I am loathe to revisit the story of NZ's most highly paid twelve year old, especially while he is still in the naughty corner. However, out of bullshit springs daisies. I have been enjoying the thread of this post of Russell Brown's over the affair, which has morphed into an exposition on what it means to be One of Us in the forum. It all brings to mind a couple of tales; the story of Sam and the story of Nummy.
I bumped into both characters in my chequered restaurant career. Sam was the best cold larder chef I ever met. Hailing from Indonesia, he was a demon at appetisers and desserts, part of an award winning team of gastronomes. One of this team still works Courtenay Place, but not Sam. Sam is now offshore.
Sam had been in NZ ten years and had working himself into a respectable position in the Wellington culinary scene. Worked hard, paid his taxes. He had been at Restaurant X for well over two years when he was locked up and deported in short summary.

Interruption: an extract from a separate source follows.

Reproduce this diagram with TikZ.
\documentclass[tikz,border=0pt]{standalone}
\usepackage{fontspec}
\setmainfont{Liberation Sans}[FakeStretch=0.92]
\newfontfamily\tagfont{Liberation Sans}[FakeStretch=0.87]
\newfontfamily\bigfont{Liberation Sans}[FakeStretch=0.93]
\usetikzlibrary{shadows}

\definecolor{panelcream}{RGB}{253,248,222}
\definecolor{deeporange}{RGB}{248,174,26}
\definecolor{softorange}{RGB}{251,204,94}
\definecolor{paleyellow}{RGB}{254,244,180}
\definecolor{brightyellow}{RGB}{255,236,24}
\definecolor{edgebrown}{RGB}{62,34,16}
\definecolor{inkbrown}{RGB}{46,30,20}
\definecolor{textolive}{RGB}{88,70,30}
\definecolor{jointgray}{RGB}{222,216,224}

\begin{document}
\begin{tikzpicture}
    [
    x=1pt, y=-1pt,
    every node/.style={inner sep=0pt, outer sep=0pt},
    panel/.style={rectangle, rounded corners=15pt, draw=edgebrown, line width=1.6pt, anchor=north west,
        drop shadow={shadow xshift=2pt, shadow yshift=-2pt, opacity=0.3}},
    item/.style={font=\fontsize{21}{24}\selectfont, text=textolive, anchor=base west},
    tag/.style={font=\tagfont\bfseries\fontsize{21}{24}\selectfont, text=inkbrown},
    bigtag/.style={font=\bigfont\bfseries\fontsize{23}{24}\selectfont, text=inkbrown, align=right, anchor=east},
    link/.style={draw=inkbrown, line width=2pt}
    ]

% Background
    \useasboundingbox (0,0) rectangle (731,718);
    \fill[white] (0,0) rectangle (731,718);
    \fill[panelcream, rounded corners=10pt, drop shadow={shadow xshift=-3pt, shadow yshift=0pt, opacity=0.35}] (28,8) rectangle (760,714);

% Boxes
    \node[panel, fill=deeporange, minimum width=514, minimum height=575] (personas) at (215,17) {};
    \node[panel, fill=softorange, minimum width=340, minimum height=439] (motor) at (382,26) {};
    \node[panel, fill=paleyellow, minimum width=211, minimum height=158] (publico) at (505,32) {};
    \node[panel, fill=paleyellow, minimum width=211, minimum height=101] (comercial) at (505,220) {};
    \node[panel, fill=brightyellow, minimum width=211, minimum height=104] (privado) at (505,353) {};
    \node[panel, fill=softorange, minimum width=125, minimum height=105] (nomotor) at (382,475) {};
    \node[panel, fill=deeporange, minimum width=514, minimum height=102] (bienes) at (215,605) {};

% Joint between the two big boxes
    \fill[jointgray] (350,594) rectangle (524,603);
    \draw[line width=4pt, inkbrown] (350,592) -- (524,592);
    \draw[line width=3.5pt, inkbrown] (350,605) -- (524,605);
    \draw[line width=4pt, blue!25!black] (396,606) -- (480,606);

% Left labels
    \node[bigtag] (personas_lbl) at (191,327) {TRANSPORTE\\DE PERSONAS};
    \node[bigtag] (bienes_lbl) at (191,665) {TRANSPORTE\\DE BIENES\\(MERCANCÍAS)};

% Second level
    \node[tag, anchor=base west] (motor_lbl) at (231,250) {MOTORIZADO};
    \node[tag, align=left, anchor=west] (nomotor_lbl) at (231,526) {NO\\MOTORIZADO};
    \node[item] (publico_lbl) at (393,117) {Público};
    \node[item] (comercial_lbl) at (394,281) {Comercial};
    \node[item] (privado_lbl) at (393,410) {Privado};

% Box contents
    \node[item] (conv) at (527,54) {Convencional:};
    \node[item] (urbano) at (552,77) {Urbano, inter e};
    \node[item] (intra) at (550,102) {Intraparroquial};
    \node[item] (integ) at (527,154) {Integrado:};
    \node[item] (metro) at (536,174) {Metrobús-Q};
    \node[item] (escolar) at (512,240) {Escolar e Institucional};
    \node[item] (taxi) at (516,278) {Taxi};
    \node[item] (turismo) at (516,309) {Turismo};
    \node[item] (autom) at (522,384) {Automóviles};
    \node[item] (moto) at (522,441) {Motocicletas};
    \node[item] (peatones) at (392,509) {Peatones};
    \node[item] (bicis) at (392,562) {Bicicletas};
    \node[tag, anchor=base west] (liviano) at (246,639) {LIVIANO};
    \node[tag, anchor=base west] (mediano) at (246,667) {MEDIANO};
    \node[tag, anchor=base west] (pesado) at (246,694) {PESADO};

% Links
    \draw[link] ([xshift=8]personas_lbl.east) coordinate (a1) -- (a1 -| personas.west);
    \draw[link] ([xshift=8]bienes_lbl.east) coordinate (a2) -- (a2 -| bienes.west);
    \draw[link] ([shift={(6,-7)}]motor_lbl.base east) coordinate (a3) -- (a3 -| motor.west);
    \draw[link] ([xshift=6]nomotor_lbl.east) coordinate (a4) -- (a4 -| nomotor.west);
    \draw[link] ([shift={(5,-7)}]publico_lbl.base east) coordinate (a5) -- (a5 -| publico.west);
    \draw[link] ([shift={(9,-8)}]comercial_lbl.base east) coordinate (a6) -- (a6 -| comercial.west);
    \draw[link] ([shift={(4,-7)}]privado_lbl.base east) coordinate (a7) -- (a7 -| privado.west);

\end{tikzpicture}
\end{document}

Sam had done two things wrong. Firstly, he had overstayed his workers permit by some years, and had never faced the outlaw status before it was forced upon him. The immigration service was informed of his whereabouts by his then-NZ girlfriend, who had feigned contraception during their relationship in order to go on the DPB. One day they locked him up in Wellington police station. Within three days he was deported to Indonesia.

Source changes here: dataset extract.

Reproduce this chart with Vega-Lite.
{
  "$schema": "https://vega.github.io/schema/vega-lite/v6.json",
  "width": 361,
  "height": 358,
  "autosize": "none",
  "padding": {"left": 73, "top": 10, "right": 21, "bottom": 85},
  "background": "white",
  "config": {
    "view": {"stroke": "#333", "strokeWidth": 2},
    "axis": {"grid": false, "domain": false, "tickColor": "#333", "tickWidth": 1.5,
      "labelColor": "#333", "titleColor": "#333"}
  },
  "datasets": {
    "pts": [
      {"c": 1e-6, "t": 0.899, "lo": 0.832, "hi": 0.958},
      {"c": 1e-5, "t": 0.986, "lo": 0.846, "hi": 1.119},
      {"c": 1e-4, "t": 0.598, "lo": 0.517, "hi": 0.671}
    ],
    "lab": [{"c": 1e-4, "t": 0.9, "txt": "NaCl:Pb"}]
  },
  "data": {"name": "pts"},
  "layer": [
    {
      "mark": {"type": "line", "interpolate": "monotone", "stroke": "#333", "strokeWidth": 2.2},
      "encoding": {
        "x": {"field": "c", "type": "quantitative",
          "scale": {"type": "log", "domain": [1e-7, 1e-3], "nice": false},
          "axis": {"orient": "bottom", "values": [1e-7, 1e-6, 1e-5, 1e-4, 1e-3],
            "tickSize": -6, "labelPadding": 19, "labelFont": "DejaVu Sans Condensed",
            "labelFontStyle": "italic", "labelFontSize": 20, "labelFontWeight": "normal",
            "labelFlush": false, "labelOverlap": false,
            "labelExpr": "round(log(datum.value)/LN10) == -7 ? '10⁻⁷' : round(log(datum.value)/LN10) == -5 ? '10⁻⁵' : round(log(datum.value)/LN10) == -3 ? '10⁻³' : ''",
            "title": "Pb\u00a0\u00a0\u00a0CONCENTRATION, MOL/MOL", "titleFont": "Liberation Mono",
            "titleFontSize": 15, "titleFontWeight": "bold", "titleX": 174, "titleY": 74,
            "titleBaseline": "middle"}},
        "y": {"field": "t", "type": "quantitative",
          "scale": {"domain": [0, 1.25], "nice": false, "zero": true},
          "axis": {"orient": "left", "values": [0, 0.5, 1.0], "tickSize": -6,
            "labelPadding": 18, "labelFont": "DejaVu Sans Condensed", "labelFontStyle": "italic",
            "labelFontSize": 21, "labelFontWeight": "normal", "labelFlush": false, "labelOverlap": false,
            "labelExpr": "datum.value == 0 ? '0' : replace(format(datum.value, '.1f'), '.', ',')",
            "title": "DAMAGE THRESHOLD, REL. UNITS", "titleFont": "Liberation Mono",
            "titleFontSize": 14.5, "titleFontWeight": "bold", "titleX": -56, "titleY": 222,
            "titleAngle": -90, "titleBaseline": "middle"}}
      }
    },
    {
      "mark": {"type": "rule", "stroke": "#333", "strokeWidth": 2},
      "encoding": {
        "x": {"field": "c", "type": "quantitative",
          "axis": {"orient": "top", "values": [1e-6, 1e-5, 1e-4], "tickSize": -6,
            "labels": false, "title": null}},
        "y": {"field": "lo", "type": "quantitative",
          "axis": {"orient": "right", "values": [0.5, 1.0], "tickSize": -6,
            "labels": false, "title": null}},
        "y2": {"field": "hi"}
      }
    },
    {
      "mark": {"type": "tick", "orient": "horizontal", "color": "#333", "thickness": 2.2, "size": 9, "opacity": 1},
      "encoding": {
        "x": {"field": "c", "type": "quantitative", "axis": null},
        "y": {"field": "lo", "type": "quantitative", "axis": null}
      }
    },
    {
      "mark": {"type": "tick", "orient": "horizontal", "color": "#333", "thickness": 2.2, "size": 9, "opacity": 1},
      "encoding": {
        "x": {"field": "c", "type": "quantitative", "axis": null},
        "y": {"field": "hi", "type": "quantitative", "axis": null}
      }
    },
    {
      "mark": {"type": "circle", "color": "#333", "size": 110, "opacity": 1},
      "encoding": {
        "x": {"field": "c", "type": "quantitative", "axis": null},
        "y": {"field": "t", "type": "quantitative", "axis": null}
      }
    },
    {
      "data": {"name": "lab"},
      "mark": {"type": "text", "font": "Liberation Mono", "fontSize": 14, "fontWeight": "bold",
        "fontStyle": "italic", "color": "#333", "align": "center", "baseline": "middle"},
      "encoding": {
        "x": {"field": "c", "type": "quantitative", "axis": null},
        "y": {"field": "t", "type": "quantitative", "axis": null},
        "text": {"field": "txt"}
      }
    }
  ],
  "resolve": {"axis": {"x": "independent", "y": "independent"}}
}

Nummy escaped from Mugabe's Zimbabwe, selling up his middle class assets as the currency devalued by the minute. Gone was the land, the boat, the job at the supermarket. His cashed up savings a tenth of what it was worth before Mugabe lost the plot in the late Nineties and the family emigrated to NZ.

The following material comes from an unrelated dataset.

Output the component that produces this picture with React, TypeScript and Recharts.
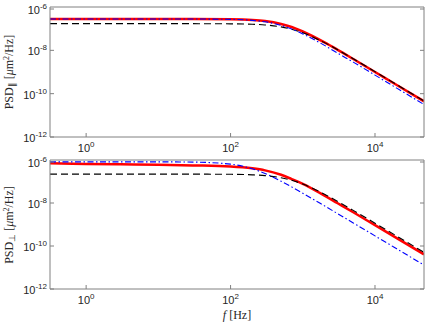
import { LineChart, Line, XAxis, YAxis } from "recharts";

// frequencies [Hz] and PSD values
const freqs = [0.316, 1, 3, 10, 30, 100, 200, 300, 500, 700, 1000, 2000, 3000, 5000, 10000, 20000, 47700];
const parRed = [2.8e-7, 2.8e-7, 2.8e-7, 2.8e-7, 2.79e-7, 2.72e-7, 2.52e-7, 2.24e-7, 1.65e-7, 1.19e-7, 7.4e-8, 2.31e-8, 1.08e-8, 3.98e-9, 1.0e-9, 2.52e-10, 4.43e-11];
const parBlack = [1.7e-7, 1.7e-7, 1.7e-7, 1.7e-7, 1.7e-7, 1.67e-7, 1.6e-7, 1.48e-7, 1.21e-7, 9.47e-8, 6.49e-8, 2.27e-8, 1.09e-8, 4.09e-9, 1.04e-9, 2.61e-10, 4.6e-11];
const parBlue = [2.8e-7, 2.8e-7, 2.8e-7, 2.8e-7, 2.79e-7, 2.69e-7, 2.42e-7, 2.07e-7, 1.42e-7, 9.63e-8, 5.73e-8, 1.69e-8, 7.57e-9, 2.85e-9, 7.18e-10, 1.8e-10, 3.16e-11];
const perpRed = [7.0e-7, 6.6e-7, 6.3e-7, 6.0e-7, 5.6e-7, 5.0e-7, 4.1e-7, 3.3e-7, 2.05e-7, 1.3e-7, 7.8e-8, 2.2e-8, 1.0e-8, 3.7e-9, 9.3e-10, 2.33e-10, 4.1e-11];
const perpBlack = [2.2e-7, 2.2e-7, 2.2e-7, 2.2e-7, 2.2e-7, 2.16e-7, 2.04e-7, 1.88e-7, 1.49e-7, 1.14e-7, 7.59e-8, 2.56e-8, 1.22e-8, 4.55e-9, 1.15e-9, 2.89e-10, 5.1e-11];
const perpBlue = [8.2e-7, 8.2e-7, 8.2e-7, 8.2e-7, 8.0e-7, 6.42e-7, 3.89e-7, 2.35e-7, 1.03e-7, 5.63e-8, 2.86e-8, 7.33e-9, 3.28e-9, 1.18e-9, 2.96e-10, 7.4e-11, 1.3e-11];

const xTicks = [1, 100, 10000];
const xTickExps = ["0", "2", "4"];
const yTicks = [1e-12, 1e-10, 1e-8, 1e-6];
const yTickExps = ["-12", "-10", "-8", "-6"];

const axisGray = "#808080";
const textCol = "#262626";
const sans = "'Liberation Sans', Arial, sans-serif";
const serif = "'Liberation Serif', 'Times New Roman', serif";

const table = (red: number[], black: number[], blue: number[]) =>
  freqs.map((f, i) => ({ f, red: red[i], black: black[i], blue: blue[i] }));

function BottomTick({ x, y, index }: any) {
  return (
    <g>
      <line x1={x} y1={y} x2={x} y2={y - 4} stroke={axisGray} />
      <text x={x} y={y + 15} textAnchor="middle" fontSize={11} fill={textCol} fontFamily={sans}>
        10<tspan dy={-5} fontSize={8}>{xTickExps[index]}</tspan>
      </text>
    </g>
  );
}

function TopTick({ x, y }: any) {
  return <line x1={x} y1={y} x2={x} y2={y + 4} stroke={axisGray} />;
}

function LeftTick({ x, y, index }: any) {
  return (
    <g>
      <line x1={x} y1={y} x2={x + 4} y2={y} stroke={axisGray} />
      <text x={x - 3} y={y + 5} textAnchor="end" fontSize={11} fill={textCol} fontFamily={sans}>
        10<tspan dy={-5} fontSize={8}>{yTickExps[index]}</tspan>
      </text>
    </g>
  );
}

function RightTick({ x, y }: any) {
  return <line x1={x} y1={y} x2={x - 4} y2={y} stroke={axisGray} />;
}

function Panel({ data, top, height, bottomH }: { data: any[]; top: number; height: number; bottomH: number }) {
  const xDom = [0.316, 47700];
  const yDom = [1e-12, 1e-6];
  return (
    <div style={{ position: "absolute", left: 0, top }}>
      <LineChart width={425} height={height} data={data} margin={{ top: 6, right: 0, left: 0, bottom: 0 }}>
        <XAxis dataKey="f" type="number" scale="log" domain={xDom} allowDataOverflow ticks={xTicks}
          height={bottomH} tickSize={0} tickMargin={0} tickLine={false} stroke={axisGray} tick={<BottomTick />} />
        <XAxis xAxisId="t" orientation="top" type="number" scale="log" domain={xDom} allowDataOverflow ticks={xTicks}
          height={1} tickSize={0} tickMargin={0} tickLine={false} stroke={axisGray} tick={<TopTick />} />
        <YAxis type="number" scale="log" domain={yDom} allowDataOverflow ticks={yTicks} width={50}
          tickSize={0} tickMargin={0} tickLine={false} stroke={axisGray} tick={<LeftTick />} />
        <YAxis yAxisId="r" orientation="right" type="number" scale="log" domain={yDom} allowDataOverflow ticks={yTicks} width={1}
          tickSize={0} tickMargin={0} tickLine={false} stroke={axisGray} tick={<RightTick />} />
        <Line dataKey="red" type="monotone" stroke="#ff0000" strokeWidth={2.5} dot={false} isAnimationActive={false} />
        <Line dataKey="black" type="monotone" stroke="#000000" strokeWidth={1.1} strokeDasharray="7 4" dot={false} isAnimationActive={false} />
        <Line dataKey="blue" type="monotone" stroke="#0000ff" strokeWidth={1.1} strokeDasharray="6 2.5 1.5 2.5" dot={false} isAnimationActive={false} />
      </LineChart>
    </div>
  );
}

export default function App() {
  return (
    <div style={{ position: "absolute", left: 0, top: 0, width: 425, height: 324, background: "#fff" }}>
      <Panel data={table(parRed, parBlack, parBlue)} top={0} height={160} bottomH={23} />
      <Panel data={table(perpRed, perpBlack, perpBlue)} top={153} height={171} bottomH={35} />
      <svg width={425} height={324} style={{ position: "absolute", left: 0, top: 0, pointerEvents: "none" }}>
        <text transform="translate(13,72) rotate(-90)" textAnchor="middle" fontSize={12} fill={textCol} fontFamily={serif}>
          PSD<tspan dy={2} fontSize={9}>∥</tspan>
          <tspan dy={-2}> [</tspan><tspan fontStyle="italic">μ</tspan>m<tspan dy={-4} fontSize={8}>2</tspan>
          <tspan dy={4}>/Hz]</tspan>
        </text>
        <text transform="translate(13,225) rotate(-90)" textAnchor="middle" fontSize={12} fill={textCol} fontFamily={serif}>
          PSD<tspan dy={2} fontSize={9}>⊥</tspan>
          <tspan dy={-2}> [</tspan><tspan fontStyle="italic">μ</tspan>m<tspan dy={-4} fontSize={8}>2</tspan>
          <tspan dy={4}>/Hz]</tspan>
        </text>
        <text x={237} y={319} textAnchor="middle" fontSize={12} fill={textCol} fontFamily={serif}>
          <tspan fontStyle="italic">f</tspan> [Hz]
        </text>
      </svg>
    </div>
  );
}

I met Nummy in Auckland in the early 2000's. He was managing a central city restaurant near Sky City. He ended up not long afterwards, like me, scrounging a living at that temple of Mammon itself. We didn't have much chance to talk on the floor there, but he confided in me that his NZ residency was merely a means to ends, the endgame being Oz. Sure enough, that's where he is now.
NZ is not an easy place to live. I reckon that if anyone makes it 10 years in this place and wants to stay, good on them. And their kids.